* START Stored data *
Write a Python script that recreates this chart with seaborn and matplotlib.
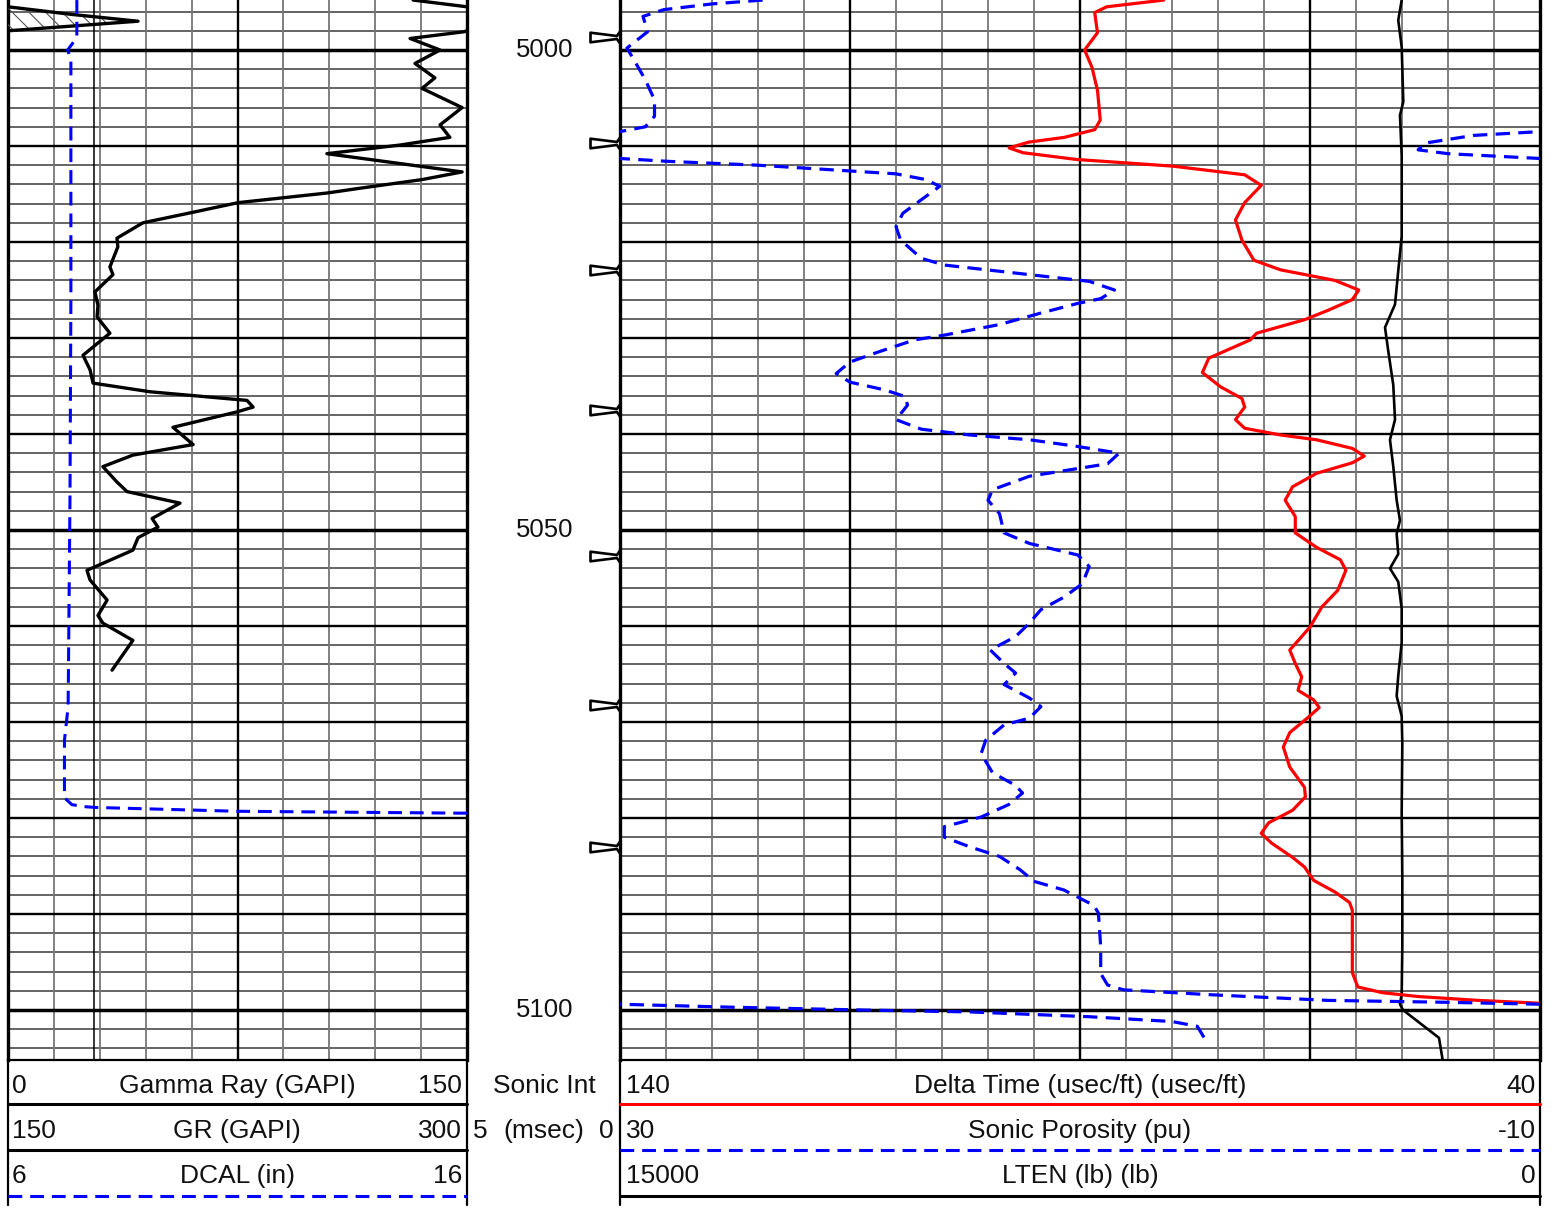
import numpy as np
import pandas as pd
import matplotlib
matplotlib.use("Agg")
import matplotlib.pyplot as plt
import seaborn as sns
from matplotlib.path import Path
from matplotlib.markers import MarkerStyle

# ------------------------------------------------------------------ data
gr_depth = [4994.8, 4995.5, 4996.3, 4997.0, 4997.7, 4998.0, 4998.1, 4998.8, 5000.0, 5001.4,
            5002.9, 5004.0, 5006.0, 5007.8, 5009.1, 5009.9, 5010.8, 5012.7, 5013.5, 5014.4,
            5014.9, 5015.9, 5016.9, 5018.0, 5019.6, 5020.5, 5022.6, 5023.4, 5025.2, 5026.6,
            5027.8, 5029.5, 5031.8, 5033.3, 5034.7, 5035.6, 5036.5, 5037.2, 5037.7, 5039.3,
            5041.1, 5042.2, 5043.4, 5045.0, 5046.0, 5047.2, 5048.8, 5049.7, 5050.8, 5052.1,
            5054.2, 5055.2, 5057.3, 5058.9, 5059.7, 5061.5, 5064.6]
gr_vals = [132.4, 150.0, 171.0, 192.5, 162.7, 150.0, 149.0, 131.4, 141.2, 133.0,
           139.5, 135.3, 148.4, 141.2, 144.4, 128.1, 104.2, 148.4, 135.3, 115.0,
           104.2, 75.2, 60.5, 44.1, 35.6, 35.9, 33.3, 34.3, 28.4, 29.4,
           29.1, 33.3, 24.5, 26.8, 27.8, 46.4, 78.1, 80.1, 74.8, 53.9,
           60.5, 40.8, 31.0, 35.6, 38.9, 56.2, 47.1, 49.0, 42.5, 40.8,
           25.8, 26.8, 32.4, 29.4, 31.0, 40.8, 34.0]

dcal_depth = [4994.8, 4998.7, 5000.0, 5001.0, 5026.0, 5046.9, 5068.4, 5071.9, 5077.9,
              5078.6, 5078.8, 5078.9, 5079.3, 5079.5, 5079.6]
dcal_vals = [7.50, 7.50, 7.30, 7.37, 7.37, 7.35, 7.31, 7.23, 7.23,
             7.39, 7.61, 7.90, 11.0, 16.0, 16.5]
bit_size = 7.875

dt_depth = [4994.8, 4995.5, 4996.1, 4998.2, 5000.0, 5001.8, 5004.2, 5007.3, 5008.3, 5009.1,
            5009.6, 5010.2, 5010.7, 5011.4, 5012.1, 5013.0, 5014.1, 5015.9, 5017.7, 5019.8,
            5021.9, 5022.9, 5024.0, 5025.0, 5026.0, 5027.1, 5028.1, 5029.5, 5030.2, 5032.1,
            5033.6, 5035.1, 5036.3, 5037.2, 5038.5, 5039.4, 5040.1, 5040.6, 5041.5, 5042.3,
            5043.0, 5044.1, 5045.5, 5046.9, 5048.6, 5050.3, 5051.8, 5053.1, 5054.2, 5056.3,
            5058.0, 5060.1, 5061.1, 5062.5, 5063.9, 5065.3, 5066.7, 5067.7, 5068.5, 5069.6,
            5071.1, 5072.6, 5074.7, 5076.8, 5077.8, 5079.2, 5080.5, 5081.6, 5082.6, 5084.1,
            5085.1, 5086.5, 5087.7, 5088.8, 5089.6, 5096.1, 5097.6, 5098.2, 5098.6, 5099.0,
            5099.3, 5099.5]
dt_vals = [80.9, 87.1, 88.4, 88.1, 89.5, 88.7, 88.1, 87.8, 88.4, 91.7,
           95.6, 97.7, 96.2, 90.4, 79.9, 72.1, 70.3, 72.1, 73.1, 72.4,
           71.1, 68.2, 62.3, 59.7, 60.4, 63.0, 65.6, 70.8, 71.5, 76.0,
           76.7, 74.7, 72.4, 72.1, 73.1, 72.1, 68.2, 64.3, 60.4, 59.1,
           60.4, 64.3, 66.9, 67.7, 66.6, 66.6, 64.3, 61.7, 61.1, 62.0,
           63.7, 65.0, 65.9, 67.2, 66.6, 65.9, 66.3, 64.6, 64.0, 65.3,
           67.2, 67.9, 67.2, 65.6, 65.5, 66.9, 69.5, 70.3, 69.2, 66.9,
           65.6, 64.6, 62.3, 60.7, 60.4, 60.4, 59.8, 57.1, 53.2, 46.7,
           39.9, 38.0]

phi_depth = [4994.8, 4995.2, 4995.8, 4996.5, 4998.1, 4999.8, 5001.0, 5003.1, 5005.2, 5006.9,
             5008.0, 5008.5, 5008.9, 5009.7, 5010.4, 5010.8, 5011.3, 5011.6, 5012.0, 5012.6,
             5012.9, 5013.5, 5014.2, 5015.6, 5017.0, 5018.4, 5019.8, 5021.7, 5022.4, 5023.4,
             5024.1, 5025.0, 5025.9, 5026.4, 5027.4, 5028.6, 5029.7, 5030.2, 5031.4, 5032.5,
             5033.7, 5034.6, 5035.4, 5036.1, 5037.0, 5038.5, 5039.5, 5040.1, 5040.6, 5041.3,
             5042.0, 5043.1, 5043.6, 5044.4, 5045.8, 5046.9, 5048.3, 5050.3, 5051.4, 5052.6,
             5053.8, 5055.6, 5057.0, 5058.3, 5059.7, 5061.1, 5062.5, 5063.9, 5064.9, 5066.1,
             5067.5, 5068.4, 5069.6, 5070.3, 5071.9, 5073.3, 5075.3, 5076.6, 5077.4, 5078.6,
             5079.9, 5080.9, 5082.0, 5083.0, 5084.0, 5085.4, 5086.6, 5087.5, 5089.1, 5089.9,
             5093.4, 5096.2, 5097.4, 5097.9, 5098.4, 5099.0, 5099.2, 5099.4, 5099.7, 5100.0,
             5100.2, 5100.7, 5101.2, 5101.7, 5102.9]
phi_vals = [23.8, 26.0, 28.1, 29.0, 28.8, 29.7, 29.4, 28.9, 28.5, 28.5,
            28.9, 30.0, 32.9, 35.0, 35.3, 34.0, 30.0, 27.9, 24.0, 20.0,
            18.0, 16.7, 16.1, 16.9, 17.7, 18.0, 17.8, 16.9, 15.9, 12.2,
            9.6, 8.5, 9.1, 10.1, 11.7, 13.5, 15.9, 17.2, 18.7, 20.0,
            20.6, 20.0, 18.5, 17.6, 17.5, 18.0, 16.9, 14.8, 12.2, 10.1,
            8.3, 8.8, 10.1, 12.2, 13.8, 14.0, 13.5, 13.3, 12.2, 10.1,
            9.6, 9.9, 10.7, 11.7, 12.2, 12.8, 13.9, 13.3, 12.8, 13.3,
            12.2, 11.7, 12.2, 13.3, 14.1, 14.3, 13.8, 12.8, 12.5, 13.1,
            14.3, 15.9, 15.9, 14.8, 13.5, 12.6, 12.0, 10.7, 9.4, 9.2,
            9.1, 9.1, 8.8, 8.1, 4.4, -0.8, -6.0, -10.0, -14.7, -20.5,
            -25.2, -30.4, -34.0, -35.1, -35.4]

lten_depth = [4994.8, 4996.9, 4999.7, 5005.4, 5006.8, 5011.0, 5019.4, 5023.0, 5026.5, 5028.9,
              5031.4, 5034.9, 5038.5, 5040.6, 5043.4, 5046.9, 5049.0, 5050.4, 5052.5, 5054.0,
              5055.4, 5058.2, 5061.7, 5065.2, 5067.3, 5069.4, 5072.3, 5079.3, 5086.4, 5093.4,
              5098.3, 5099.4, 5100.0, 5102.9, 5105.4]
lten_vals = [2255, 2311, 2255, 2229, 2283, 2255, 2255, 2311, 2364, 2527,
             2473, 2392, 2364, 2446, 2392, 2337, 2283, 2337, 2311, 2446,
             2311, 2255, 2255, 2311, 2337, 2255, 2245, 2255, 2245, 2245,
             2255, 2283, 2234, 1647, 1582]

sonic_int_ticks = [4998.6, 5009.7, 5022.9, 5037.5, 5052.7, 5068.2, 5083.0]
depth_labels = [5000, 5050, 5100]

# ------------------------------------------------------------------ style
sns.set_style("white")
plt.rcParams["font.family"] = ["Liberation Sans", "DejaVu Sans"]
plt.rcParams["hatch.linewidth"] = 0.8
plt.rcParams["hatch.color"] = "#555555"

W, H = 1554, 1210
PX_FT = 9.6
TOP_D = 5000 - 50 / PX_FT
BOT_D = 5100 + 50 / PX_FT
FS = 18.5
FS_H = 19
BLUE, RED = "#0000ff", "#ff0000"
DASH = (0, (4.5, 2.6))

fig = plt.figure(figsize=(W / 100, H / 100), dpi=100)


def rect(x0, x1, y0=0, y1=1060):
    return [x0 / W, 1 - y1 / H, (x1 - x0) / W, (y1 - y0) / H]


def grid_track(r, xlim, xs_minor, xs_major):
    ax = fig.add_axes(r)
    ax.set_xlim(*xlim)
    ax.set_ylim(BOT_D, TOP_D)
    ax.set_xticks([])
    ax.set_yticks([])
    for d in np.arange(4996, 5106, 2):
        if d % 50 == 0:
            ax.axhline(d, color="black", lw=2.5, zorder=0.5)
        elif d % 10 == 0:
            ax.axhline(d, color="black", lw=1.7, zorder=0.4)
        else:
            ax.axhline(d, color="#3a3a3a", lw=1.1, zorder=0.3)
    for x in xs_minor:
        ax.axvline(x, color="#767676", lw=1.3, zorder=0.3)
    for x in xs_major:
        ax.axvline(x, color="black", lw=1.7, zorder=0.4)
    for s in ["left", "right"]:
        ax.spines[s].set_color("black")
        ax.spines[s].set_linewidth(2.4)
    ax.spines["bottom"].set_color("black")
    ax.spines["bottom"].set_linewidth(1.6)
    ax.spines["top"].set_visible(False)
    return ax


def curve(base, xlim, depth, vals, dashed=False, **kw):
    a = base.twiny()
    df = pd.DataFrame({"depth": depth, "value": vals})
    sns.lineplot(data=df, x="value", y="depth", ax=a, sort=False, estimator=None,
                 orient="y", legend=False, **kw)
    ln = a.lines[-1]
    ln.set_solid_joinstyle("round")
    ln.set_solid_capstyle("round")
    if dashed:
        ln.set_linestyle(DASH)
    a.set_xlim(*xlim)
    a.set_axis_off()
    return a


# ------------------------------------------------------------------ left track
ax_l = grid_track(rect(8, 467), (0, 150),
                  [v for v in np.arange(15, 150, 15) if v != 75], [75])
a_grb = curve(ax_l, (150, 300), gr_depth, gr_vals, color="black", lw=2.4)
grv = np.array(gr_vals)
a_grb.fill_betweenx(gr_depth, 150, grv, where=grv >= 150, interpolate=True,
                    facecolor="none", hatch="\\\\", edgecolor="#555555", linewidth=0)
a_gr = curve(ax_l, (0, 150), gr_depth, gr_vals, color="black", lw=2.4)
a_dc = curve(ax_l, (6, 16), dcal_depth, dcal_vals, dashed=True, color=BLUE, lw=2.2)
a_dc.axvline(bit_size, color="black", lw=1.1, zorder=0.2)

# ------------------------------------------------------------------ depth track
ax_d = fig.add_axes(rect(467, 620))
ax_d.set_xlim(0, 1)
ax_d.set_ylim(BOT_D, TOP_D)
ax_d.set_axis_off()
for d in depth_labels:
    ax_d.text(0.51, d, f"{d}", ha="center", va="center", fontsize=FS, color="#111111")

flag = Path([(-1.0, 0.16), (-0.12, 0.05), (0.0, 0.22), (0.0, -0.22), (-0.12, -0.05),
             (-1.0, -0.16), (-1.0, 0.16)],
            [Path.MOVETO, Path.LINETO, Path.LINETO, Path.LINETO, Path.LINETO,
             Path.LINETO, Path.CLOSEPOLY])
sns.scatterplot(x=np.ones(len(sonic_int_ticks)), y=sonic_int_ticks, ax=ax_d,
                marker=MarkerStyle(flag), s=1866, facecolor="white",
                edgecolor="black", linewidth=1.9, clip_on=False, legend=False)
ax_d.set_xlim(0, 1)
ax_d.set_ylim(BOT_D, TOP_D)
ax_d.set_axis_off()

# ------------------------------------------------------------------ right track
dt_ticks = np.arange(135, 40, -5)
ax_r = grid_track(rect(620, 1540), (140, 40),
                  [v for v in dt_ticks if v not in (115, 90, 65)], [115, 90, 65])
curve(ax_r, (15000, 0), lten_depth, lten_vals, color="black", lw=1.9)
curve(ax_r, (140, 40), dt_depth, dt_vals, color=RED, lw=2.3)
for lim in [(30, -10), (70, 30), (-10, -50)]:
    curve(ax_r, lim, phi_depth, phi_vals, dashed=True, color=BLUE, lw=2.3)

ax_l.set_ylim(BOT_D, TOP_D)
ax_r.set_ylim(BOT_D, TOP_D)

# ------------------------------------------------------------------ header
ax_h = fig.add_axes([0, 0, 1, 1])
ax_h.set_xlim(0, W)
ax_h.set_ylim(H, 0)
ax_h.set_axis_off()
ax_h.patch.set_alpha(0)

for x in [8, 467, 620, 1540]:
    ax_h.plot([x, x], [1060, 1205], color="black", lw=1.6)

rows = [1093, 1138, 1183]
tk = dict(fontsize=FS_H, color="#111111", va="baseline")
left_rows = [("0", "Gamma Ray (GAPI)", "150"), ("150", "GR (GAPI)", "300"),
             ("6", "DCAL (in)", "16")]
right_rows = [("140", "Delta Time (usec/ft) (usec/ft)", "40"),
              ("30", "Sonic Porosity (pu)", "-10"),
              ("15000", "LTEN (lb) (lb)", "0")]
for y, (a, b, c) in zip(rows, left_rows):
    ax_h.text(12, y, a, ha="left", **tk)
    ax_h.text(237, y, b, ha="center", **tk)
    ax_h.text(462, y, c, ha="right", **tk)
for y, (a, b, c) in zip(rows, right_rows):
    ax_h.text(626, y, a, ha="left", **tk)
    ax_h.text(1080, y, b, ha="center", **tk)
    ax_h.text(1536, y, c, ha="right", **tk)
ax_h.text(544, rows[0], "Sonic Int", ha="center", **tk)
ax_h.text(473, rows[1], "5", ha="left", **tk)
ax_h.text(544, rows[1], "(msec)", ha="center", **tk)
ax_h.text(614, rows[1], "0", ha="right", **tk)

ax_h.plot([8, 467], [1104, 1104], color="black", lw=2.2)
ax_h.plot([8, 467], [1150, 1150], color="black", lw=2.2)
ax_h.plot([8, 467], [1196, 1196], color=BLUE, lw=2.2, linestyle=DASH)
ax_h.plot([620, 1540], [1104, 1104], color=RED, lw=2.2)
ax_h.plot([620, 1540], [1150, 1150], color=BLUE, lw=2.2, linestyle=DASH)
ax_h.plot([620, 1540], [1196, 1196], color="black", lw=2.2)

fig.savefig("out.png", dpi=100, facecolor="white")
* END Stored data *
● Problem details: Pictures stay out. Repeat only the lines from the beginning of the data through the line that has "from matplotlib.markers import MarkerStyle".

● Answer:
Write a Python script that recreates this chart with seaborn and matplotlib.
import numpy as np
import pandas as pd
import matplotlib
matplotlib.use("Agg")
import matplotlib.pyplot as plt
import seaborn as sns
from matplotlib.path import Path
from matplotlib.markers import MarkerStyle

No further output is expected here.